NO WRITER ATTRIBUTED

"Why make this country the haven of all the agitators and revolutionists to appeal to the land for the overthrow of that Government which is the greatest heritage any people ever had?" inquires Secretary Kellogg, who really ought to know the answer himself.

"We have been so long in the enjoyment of the privileges of an enlightened Government," he continues, "that I sometimes fear we have forgotten at what cost they were obtained. The policy of exclusion of undesirable aliens will be enforced without regard to the station of life of the person affected, prince or peasant, information on which they are excluded is confidential and will not be made public."

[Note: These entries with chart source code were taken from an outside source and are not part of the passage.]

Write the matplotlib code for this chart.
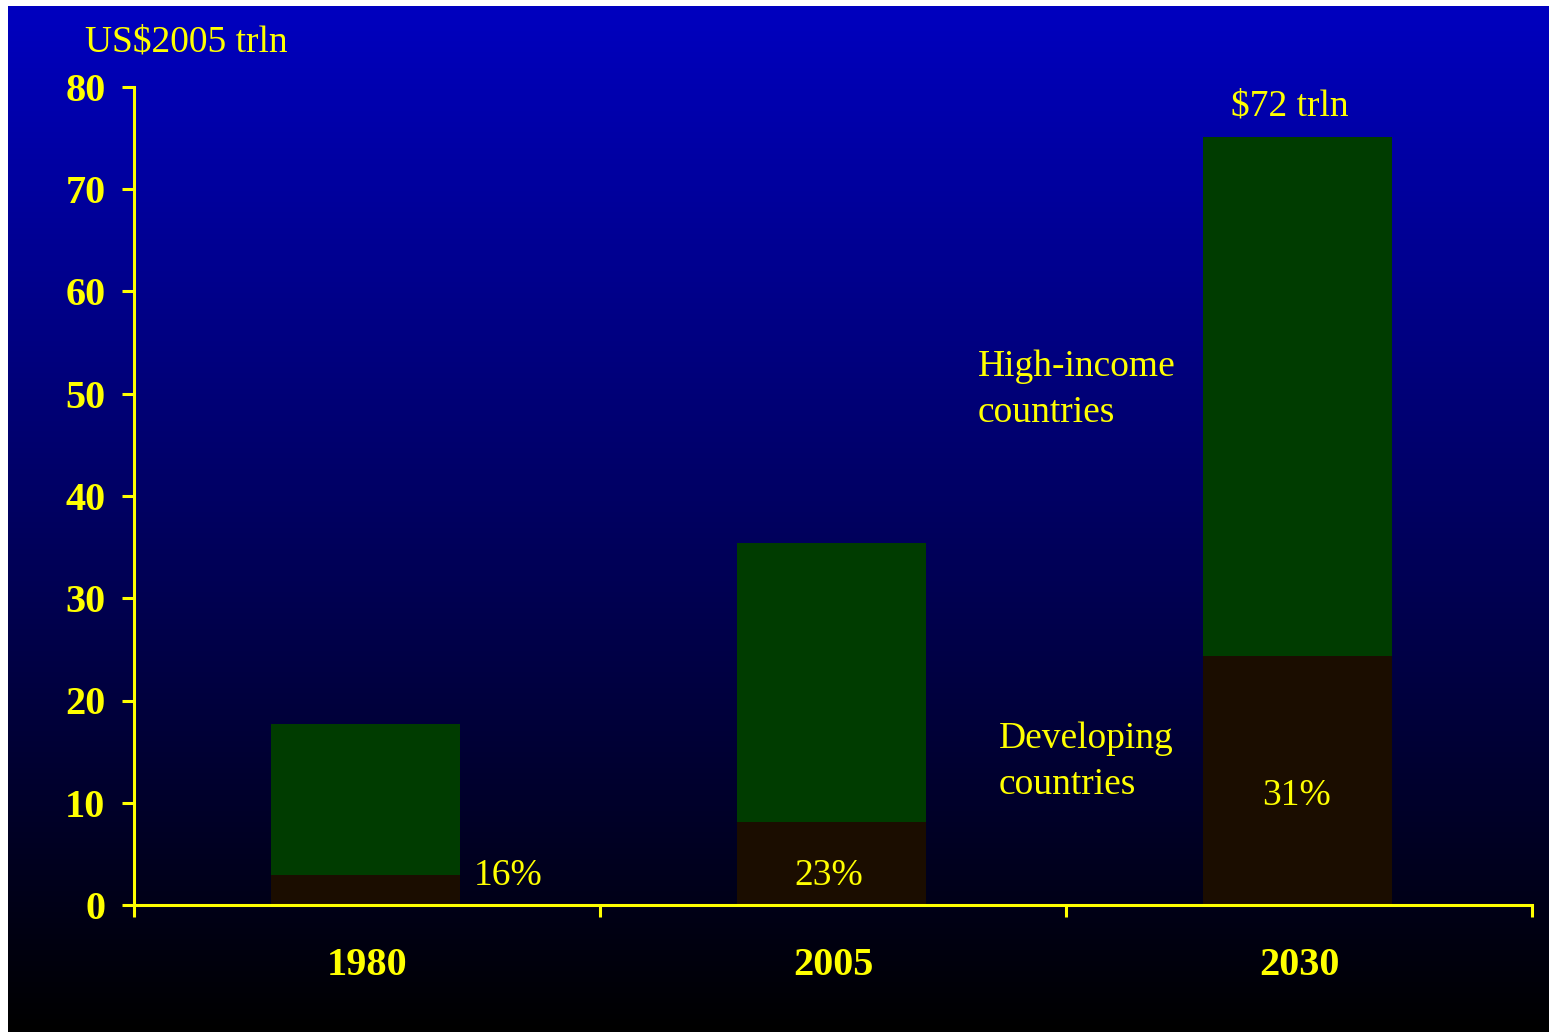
import numpy as np
import matplotlib
matplotlib.use("Agg")
import matplotlib.pyplot as plt

# GDP by country group, US$2005 trillion
years = ["1980", "2005", "2030"]
developing = [2.9, 8.1, 24.4]
high_income = [14.8, 27.3, 50.7]
dev_share = ["16%", "23%", "31%"]
total_label = "$72 trln"

yellow = "#FFFF00"
green = "#003C00"
brown = "#1B0D00"
serif = ["Liberation Serif", "DejaVu Serif"]

W, H = 1549, 1032
fig = plt.figure(figsize=(W / 100, H / 100), dpi=100, facecolor="white")

# blue-to-black backdrop
bg = fig.add_axes([8 / W, 0, 1 - 8 / W, 1 - 6 / H])
grad = np.linspace(1, 0, 256).reshape(-1, 1)
rgb = np.zeros((256, 1, 3))
rgb[:, :, 2] = grad * 0.75
bg.imshow(rgb, aspect="auto", extent=[0, 1, 0, 1], interpolation="bilinear")
bg.set_axis_off()

ax = fig.add_axes([134 / W, 1 - 905 / H, (1532 - 134) / W, (905 - 87) / H])
ax.patch.set_alpha(0)

x = np.arange(len(years))
ax.bar(x - 0.003, developing, width=0.405, color=brown, zorder=2)
ax.bar(x - 0.003, high_income, width=0.405, bottom=developing, color=green,
       zorder=2)

ax.set_xlim(-0.5, 2.5)
ax.set_ylim(0, 80)

for s in ["top", "right"]:
    ax.spines[s].set_visible(False)
for s in ["left", "bottom"]:
    ax.spines[s].set_color(yellow)
    ax.spines[s].set_linewidth(2.2)
    ax.spines[s].set_zorder(3)

ax.set_yticks(range(0, 81, 10))
ax.tick_params(axis="y", colors=yellow, length=8.6, width=2.2, pad=12,
               labelsize=29)
ax.set_xticks([-0.5, 0.5, 1.5, 2.5])
ax.set_xticklabels([])
ax.set_xticks(x, minor=True)
ax.set_xticklabels(years, minor=True)
ax.tick_params(axis="x", which="major", colors=yellow, length=8.6, width=2.2,
               direction="out")
ax.tick_params(axis="x", which="minor", colors=yellow, length=0, pad=30,
               labelsize=29)
for lab in ax.get_yticklabels() + ax.get_xticklabels(minor=True):
    lab.set_fontfamily(serif)
    lab.set_fontweight("bold")
    lab.set_color(yellow)

txt = dict(color=yellow, fontsize=27, family=serif)
fig.text(85 / W, 1 - 42 / H, "US$2005 trln", ha="left", va="center", **txt)

totals = [d + h for d, h in zip(developing, high_income)]
ax.text(x[2] - 0.02, totals[2] + 3, total_label, ha="center", va="center", **txt)

# developing-country share labels
ax.text(x[0] + 0.23, 2.9, dev_share[0], ha="left", va="center", **txt)
ax.text(x[1] - 0.01, 2.9, dev_share[1], ha="center", va="center", **txt)
ax.text(x[2] - 0.005, 10.7, dev_share[2], ha="center", va="center", **txt)

ax.text(1.31, 50.4, "High-income\ncountries", ha="left", va="center",
        linespacing=1.42, **txt)
ax.text(1.355, 14.0, "Developing\ncountries", ha="left", va="center",
        linespacing=1.42, **txt)

fig.savefig("out.png", dpi=100, facecolor="white")
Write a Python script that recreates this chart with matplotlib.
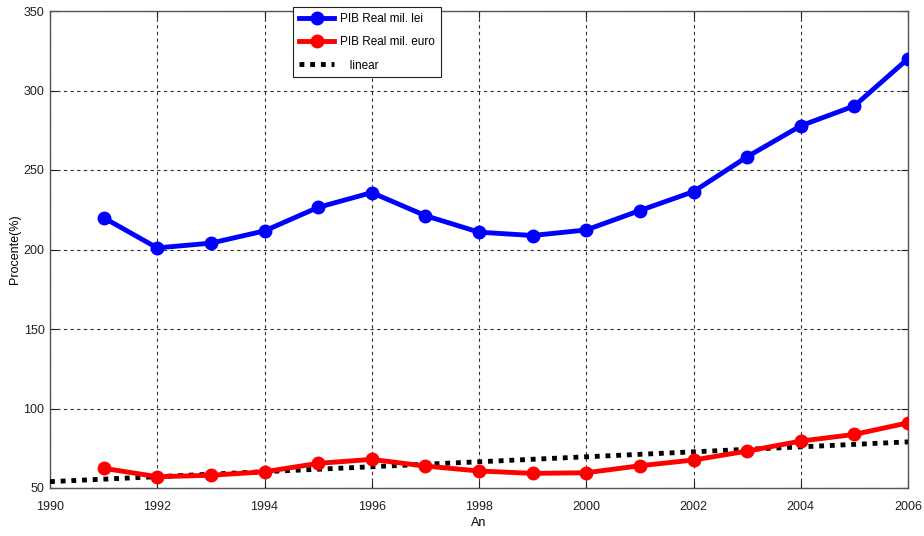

Thus Secretary Kellogg announces the future policy of the State Department, and justifies its recent action notably in the exclusion of the Countess Karolyl and the British M.P., Saklatvala. The issue which he states, somewhat unfairly, in the query which begins his apology, is an old one, but the concensus of liberal opinion has for so long stood stolidly for one point of view, that it is starting to find him thus imperiously committing the nation to the opposite position.

The question of denying admission to the country to aliens is by no means a minor matter concerning only the persons excluded. It is a subject of the gravest national concern. As Professor Chafee of the Law School has pointed out, the fundamental principle of free speech and the integrity of the First Amendment is affected by all laws and rulings concerning the rights of aliens; consequently when an Hungarian countess famous for her supposed revolutionary proclivities is denied her passports, the fact is not of importance only to her American friends and sympathizers; a principle of general social interest is at stake. The safety of "that Government which is the greatest heritage any people ever had" is far more bound up with the existence of a healthy flow of free opinion than with the presence or absence of a few "dangerous aliens" who would never have received notice had not their arrival been trumpeted forth by a scared and pusillanimous State Department.

The man whom Washington press correspondents are said to have christened "Nervous Nellie" should read and take courage from the words of Milton almost three centuries ago in the Areopagitica: "And though all the winds of doctrine were let loose to play upon the earth, so Truth be in the field, we do injuriously by licensing and prohibiting to misdoubt her strength. Let her and Falsehood grapple; who ever knew Truth put to the worse, in a free and open encounter?"